C|M|LAW Professor Witmer-Rich and Law Student Brendan Heil Argue that DNA Profiles Should Get Greater Privacy Protection

C|M|LAW Professor Jonathan Witmer-Rich and C|M|LAW student Brendan Heil  published a Op-Ed piece in today’s Cleveland Plain Dealer.  Titled Keep DNA evidence private,  their article appears in a written pro/con debate in the Sunday opinion pages responding to the Ohio Supreme Court’s recent decision in State v. Emerson.  According to Witmer-Rich and Heil, in Emerson, the Court held that ‘the Fourth Amendment does not protect an individual’s personal DNA profile.’  In the Court’s words, “[a] person has no reasonable expectation of privacy in his or her DNA profile extracted from a lawfully obtained DNA sample.”  Witmer-Rich and Heil argue that the Court  unnecessarily eroded DNA privacy for Ohio citizens.  The Plain Dealer, upon receiving the piece, solicited a response from Jacob S. Sherkow (a fellow at the Center for Law and the Biosciences at Stanford Law School), linked below.  Although the Plain Dealer will not be publishing responses, Witmer-Rich and Heil respond below to Sherkow’s piece.

To read Witmer-Rich and Heil’s article, please click here: http://www.cleveland.com/opinion/index.ssf/2012/12/keep_dna_evidence_private_jona.html

To read the other side of the debate, written by Jacob Sherkow (Stanford), please click here: http://www.cleveland.com/opinion/index.ssf/2012/12/dna_profiles_vs_sequences_jaco.html

In response to Sherkow, Witmer-Rich and Heil offer the following:

First:  Had the Ohio Supreme Court reasoned the way Sherkow did–clearly distinguishing between a limited “DNA profile” and broader types of DNA information, and making clear it was only the former that enjoyed no Fourth Amendment protection–it would have been more plausible and less alarming.  The decision used much broader logic than Sherkow does, and thus has potentially broader implications than his (more reasonable) opinion.  That’s partly why we called the opinion not only “startling” but “unnecessary,” i.e. the case could have been affirmed on much narrower grounds.

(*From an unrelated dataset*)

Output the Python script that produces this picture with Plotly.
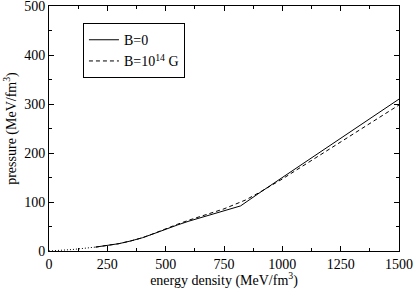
import plotly.graph_objects as go

# Shared low-density (crust) part, dotted
crust_x = [0, 50, 100, 150, 200]
crust_y = [0, 0.8, 3, 5.5, 8]

# B = 0
b0_x = [200, 250, 300, 350, 400, 450, 500, 550, 600, 650, 700, 750, 821,
        900, 1000, 1100, 1200, 1300, 1400, 1500]
b0_y = [8, 11, 15, 20.5, 27, 35.5, 45, 53, 61, 68, 75, 82, 92,
        118, 150, 182, 214, 246, 278, 310]

# B = 10^14 G
b14_x = [200, 250, 300, 350, 400, 450, 500, 550, 600, 650, 700, 750, 842,
         900, 1000, 1100, 1200, 1300, 1400, 1500]
b14_y = [8, 11, 15, 20.5, 27, 35.8, 45.5, 54.5, 63, 71, 78, 86, 104,
         119, 147, 177.5, 208, 238, 268, 298]

x_ticks = [0, 250, 500, 750, 1000, 1250, 1500]
y_ticks = [0, 100, 200, 300, 400, 500]

FONT = "Liberation Serif, Times New Roman, serif"

fig = go.Figure()
fig.add_trace(go.Scatter(x=crust_x, y=crust_y, mode="lines",
                         line=dict(color="black", width=1, dash="1px,2px"),
                         showlegend=False, hoverinfo="skip"))
fig.add_trace(go.Scatter(x=b0_x, y=b0_y, mode="lines", name="B=0",
                         line=dict(color="black", width=1)))
fig.add_trace(go.Scatter(x=b14_x, y=b14_y, mode="lines",
                         name="B=10<sup>14</sup> G",
                         line=dict(color="black", width=1, dash="4px,3px")))

axis_common = dict(
    showline=True, linecolor="black", linewidth=1, mirror="ticks",
    ticks="inside", ticklen=5, tickwidth=1, tickcolor="black",
    showgrid=False, zeroline=False, automargin=False,
    ticklabeloverflow="allow",
    tickfont=dict(family=FONT, size=14, color="black"),
)

fig.update_xaxes(range=[0, 1500], tickvals=x_ticks,
                 minor=dict(ticks="inside", ticklen=3, dtick=125, tick0=0,
                            tickcolor="black", showgrid=False),
                 title=dict(text="energy density (MeV/fm<sup>3</sup>)",
                            font=dict(family=FONT, size=14, color="black"),
                            standoff=1),
                 **axis_common)
fig.update_yaxes(range=[0, 500], tickvals=y_ticks,
                 minor=dict(ticks="inside", ticklen=3, dtick=50, tick0=0,
                            tickcolor="black", showgrid=False),
                 title=dict(text="pressure (MeV/fm<sup>3</sup>)",
                            font=dict(family=FONT, size=14, color="black"),
                            standoff=4),
                 **axis_common)

fig.update_layout(
    width=415, height=289,
    margin=dict(l=49, r=16, t=6, b=38),
    paper_bgcolor="white", plot_bgcolor="white",
    font=dict(family=FONT, size=14, color="black"),
    legend=dict(x=0.097, y=0.93, xanchor="left", yanchor="top",
                bgcolor="white", bordercolor="black", borderwidth=1,
                font=dict(family=FONT, size=14, color="black"),
                itemwidth=30, tracegroupgap=0),
)

fig.write_html("out.html",
               config={"displayModeBar": False},
               post_script="document.body.style.margin='0px';"
                           "document.body.style.overflow='hidden';")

Second:  Sherkow’s argument is that we need not worry about the government using our DNA profile, which “only” identifies us and does not represent the entire DNA sequence.  This suggests that there should be no objection to the government requiring everyone in the country to submit a sample to a national DNA database, so long as only the profile is used and not the sequence.  If you find this troubling, you should find something troubling about Sherkow’s view.